Une première impression: une œuvre empreinte de sérénité, à mille lieues de tout pathos. Pour commencer, rappelons les sept parties de ce Requiem qui ne comporte ni trait, ni séquence : Introit (Requiem aeternam), Kyrie, Graduel, Offertoire, Sanctus-Benedictus, Agnus Dei, Postcommunion (Lux aeterna), le distinguant des parties et séquences qui composent habituellement un Requiem. Précédée d’une lente introduction, la messe débute sur un long solo du ténor (Requiem aeternam) repris par l’ensemble sur un ton qui se fait d’emblée plus vif. Suit un solo confié à la soprane, reprise par le chœur et l’ensemble des solistes, pour se clore sur une reprise du début (ténor, solistes, chœur). Même schéma pour le Kyrie, introduit par le soliste suivi du chœur (Christe), passage assez bref.

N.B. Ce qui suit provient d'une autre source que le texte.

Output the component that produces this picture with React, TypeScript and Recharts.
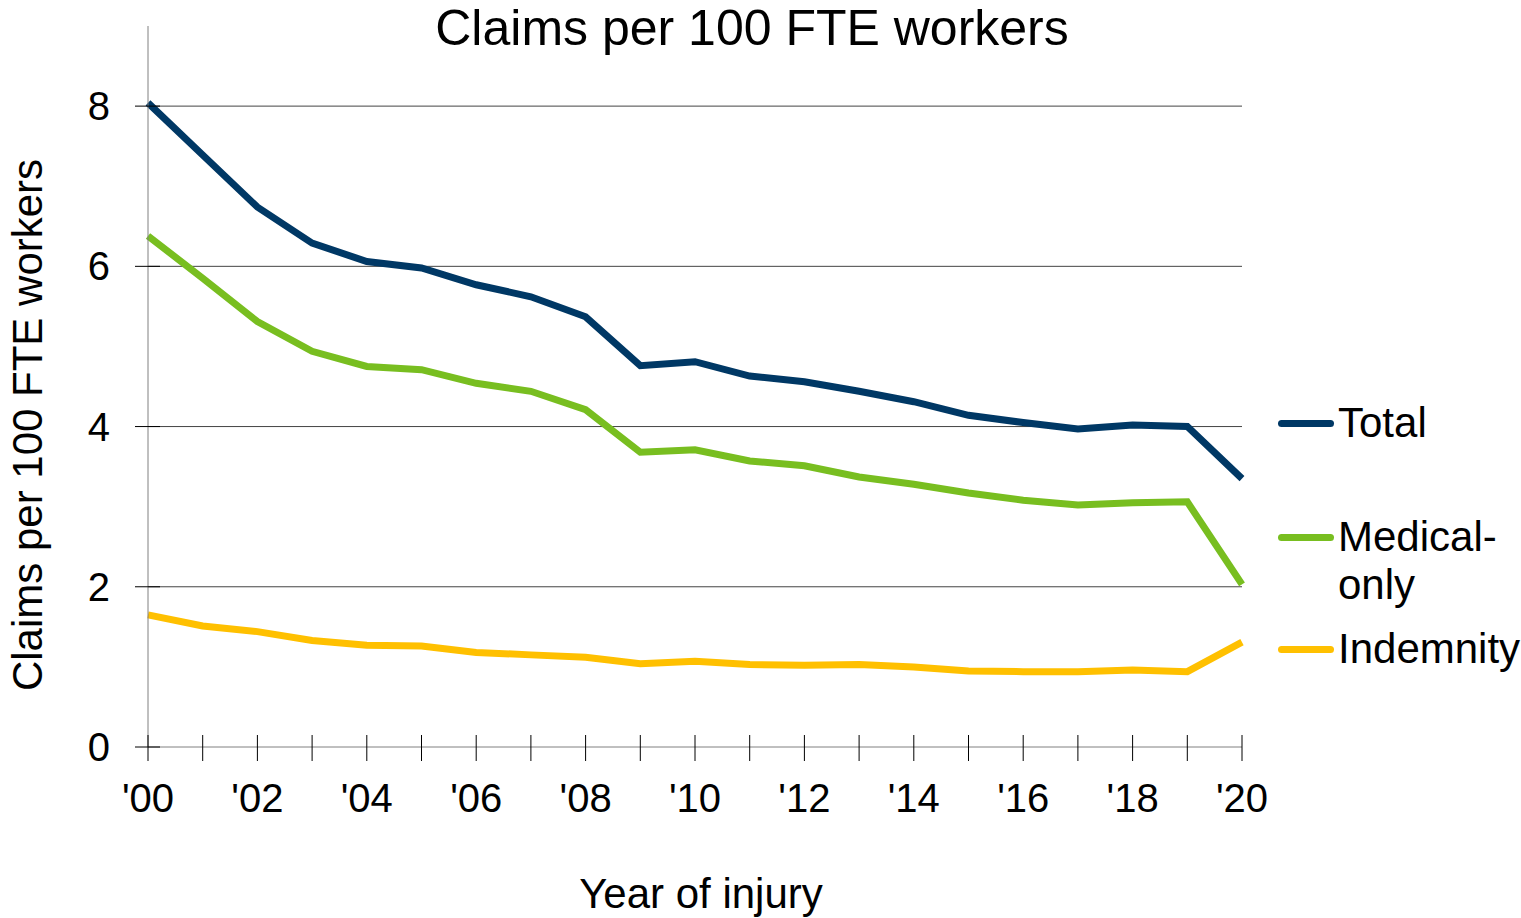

Pour la suite, sans nous étendre dans le détail, reprise grosso modo du même principe : introduction des parties par un soliste s’enchaînant sur une reprise par l’ensemble. S’il fallait résumer notre impression générale, je serais tenté de rapprocher, par son climat et son style, cette pièce de son aîné Marc-Antoine Charpentier (décédé un an plus tôt). Sans aller jusqu’à partager sans réserve le texte de présentation qui y voit sur la fin (« et que la lumière éternelle brille sur eux »« une musique de danse baroque (?) éclatante, pleine de vie, de joie et de solennité » (brochure de présentation). Une œuvre, qui se démarque sensiblement par son climat (Fauré mis à part) du schéma traditionnel. Une approche dédramatisée de la mort (pas de Dies irae) qui se veut plutôt optimiste.

L’interprétation ? Servie par un chœur et des solistes tous excellents, soutenus par un orchestre (jouant sur instruments anciens) aux sonorités chaudes, placé sous la direction tout en souplesse d’un chef aux gestes à la fois amples et précis. Une mention particulière pour les solistes aux voix parfaitement accordées (ils intervenaient souvent en duo soprane-mezzo, ténor-baryton). Pour résumer mon sentiment, plus que respirant la joie comme cela a été évoqué plus haut, une œuvre empreinte de religiosité invitant l’auditeur au recueillement, évitant tout effet spectaculaire. A signaler, dans les passages lents confiés à l’orchestre, un rythme lancinant et syncopé évoquant comme une marche, ce qui conférait au tout une certaine solennité, mais exempte de toute ostentation

Petite cerise sur le gâteau, le tout donné dans le cadre baroque d’une des plus belles églises de la ville (contemporaine de l’œuvre). Une soirée particulièrement bienvenue en cette célébration de la Toussaint.